Upgrading Kubernetes version

This guide outlines the recommended steps for upgrading your Kubernetes cluster managed by CAST AI. Following these steps ensures a smooth upgrade process and minimizes potential disruptions to your workloads.

Before you begin

Before deciding to upgrade the Kubernetes version in your clusters, review the Kubernetes release notes for any new features or deprecations that may affect your workloads.

Before starting the upgrade process, ensure that:

  • You have access to your cloud provider's console (AWS, Azure, or GCP).
  • You have the necessary permissions to modify your Kubernetes cluster.
  • You have access to the Cast AI console.

Upgrade process

Step 1: Upgrade the control plane

  1. Log in to your cloud provider's console.
  2. Navigate to your Kubernetes cluster management section.
  3. Initiate the control plane upgrade process.

📘

Note

Make sure to upgrade the control plane separately from the node pools. Cast AI will automatically handle node pool upgrades after the control plane upgrade. This approach helps avoid scaling delays and ensures seamless updates.

  1. Wait for the control plane upgrade to complete successfully.

📘

Note

For exact steps on how to perform a control plane upgrade using your cloud provider's console, refer to your cloud provider's documentation:

Example of upgrading the Kubernetes version for AKS

Example of upgrading the Kubernetes version for AKS

Step 2: Reconcile in CAST AI

After the control plane upgrade is finished:

  1. Navigate to the CAST AI console.
  2. Locate your cluster and click the "Trigger reconcile" button.
Triggering reconciliation from the cluster dashboard

Triggering reconciliation from the cluster dashboard

📘

Note

Alternatively, you can wait for the auto-reconcile, which occurs every 30 minutes.

The reconciliation process will:

  • Initiate the creation of new images for node pools (this can take 20-30 minutes).
  • Ensure that all new nodes added by CAST AI use the upgraded control plane version.

💡

Tip

For AKS clusters, you can confirm the image update by checking the Azure Compute Gallery for new images with the current date.

Step 3: (Optional) Full node replacement

To replace all existing nodes with new ones using the upgraded version:

  1. Set up a scheduled rebalance with the following parameters:

    • Minimum node age: 0
    • Target savings: 0%

This ensures all old nodes are replaced.

  1. Generate and run a rebalancing plan.

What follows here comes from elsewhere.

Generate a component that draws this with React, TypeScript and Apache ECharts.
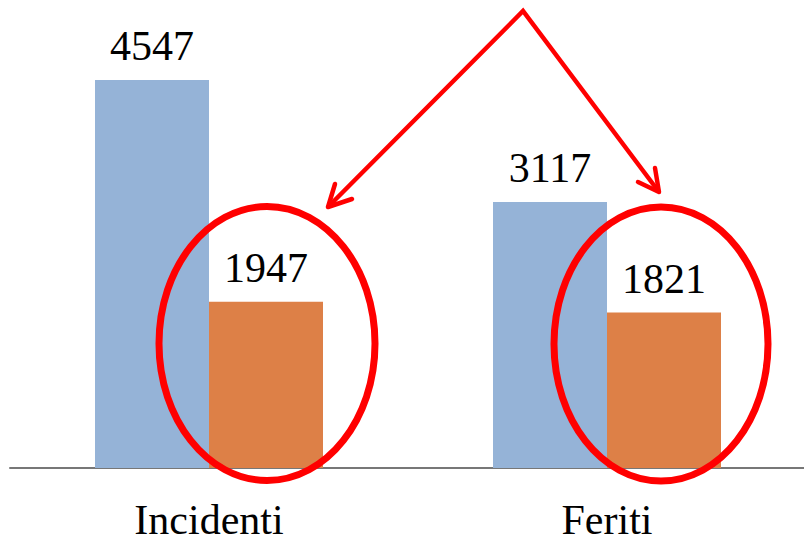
import React, { useEffect, useRef } from "react";
import * as echarts from "echarts";

const categories = ["Incidenti", "Feriti"];
const seriesA = [4547, 3117];
const seriesB = [1947, 1821];

export default function App() {
  const ref = useRef<HTMLDivElement>(null);
  useEffect(() => {
    document.body.style.margin = "0";
    const chart = echarts.init(ref.current!, null, { renderer: "svg" });
    const font = "Liberation Serif, Times New Roman, serif";
    const label = {
      show: true,
      position: "top" as const,
      distance: 13,
      color: "#000",
      fontSize: 42,
      fontFamily: font,
    };
    chart.setOption({
      animation: false,
      backgroundColor: "#fff",
      textStyle: { fontFamily: font },
      grid: {
        left: 10,
        top: 41.3,
        width: 796,
        height: 426.7,
        containLabel: false,
        outerBoundsMode: "none",
      },
      xAxis: {
        type: "category",
        data: categories,
        axisLine: { show: true, lineStyle: { color: "#777", width: 2 } },
        axisTick: { show: false },
        axisLabel: {
          color: "#000",
          fontSize: 42,
          fontFamily: font,
          margin: 37,
          lineHeight: 30,
        },
      },
      yAxis: {
        type: "value",
        min: 0,
        max: 5000,
        show: false,
        splitLine: { show: false },
      },
      series: [
        {
          type: "bar",
          data: seriesA,
          barWidth: 114,
          barGap: "0%",
          itemStyle: { color: "#95B3D7" },
          label,
        },
        {
          type: "bar",
          data: seriesB,
          barWidth: 114,
          barGap: "0%",
          itemStyle: { color: "#DD8047" },
          label,
        },
      ],
      graphic: [
        {
          type: "ellipse",
          shape: { cx: 267, cy: 343.5, rx: 108, ry: 137 },
          style: { fill: "none", stroke: "#FF0000", lineWidth: 7 },
          z: 100,
        },
        {
          type: "ellipse",
          shape: { cx: 661, cy: 344, rx: 107, ry: 137 },
          style: { fill: "none", stroke: "#FF0000", lineWidth: 7 },
          z: 100,
        },
        {
          type: "polyline",
          shape: { points: [[328, 207], [523, 11], [659, 192]] },
          style: { fill: "none", stroke: "#FF0000", lineWidth: 4.5, lineJoin: "miter" },
          z: 100,
        },
        {
          type: "polyline",
          shape: { points: [[352, 199], [328, 207], [335, 184]] },
          style: { fill: "none", stroke: "#FF0000", lineWidth: 4.5, lineCap: "round", lineJoin: "round" },
          z: 100,
        },
        {
          type: "polyline",
          shape: { points: [[655, 168], [659, 192], [638, 182]] },
          style: { fill: "none", stroke: "#FF0000", lineWidth: 4.5, lineCap: "round", lineJoin: "round" },
          z: 100,
        },
      ],
    });
    return () => chart.dispose();
  }, []);
  return <div ref={ref} style={{ width: 804, height: 538 }} />;
}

For detailed instructions on scheduled rebalancing, see our Scheduled rebalancing guide.

Troubleshooting

If you encounter issues during the upgrade process, follow these steps:

Nodes failing to be added after rebalance

If you initiated a rebalance without reconciling first, and nodes are timing out or failing to be added:

  1. For AKS clusters:

    • Delete the castpool from the Azure cloud console.

    Delete castpool

  2. Trigger a reconciliation from the CAST AI UI.

  3. After the reconciliation is complete, re-run the rebalance to add nodes successfully.

Next steps

After successfully upgrading your Kubernetes cluster:

  • Verify that all your workloads are running correctly.
  • Update any client applications or tools that interact with your cluster to ensure compatibility with the new Kubernetes version.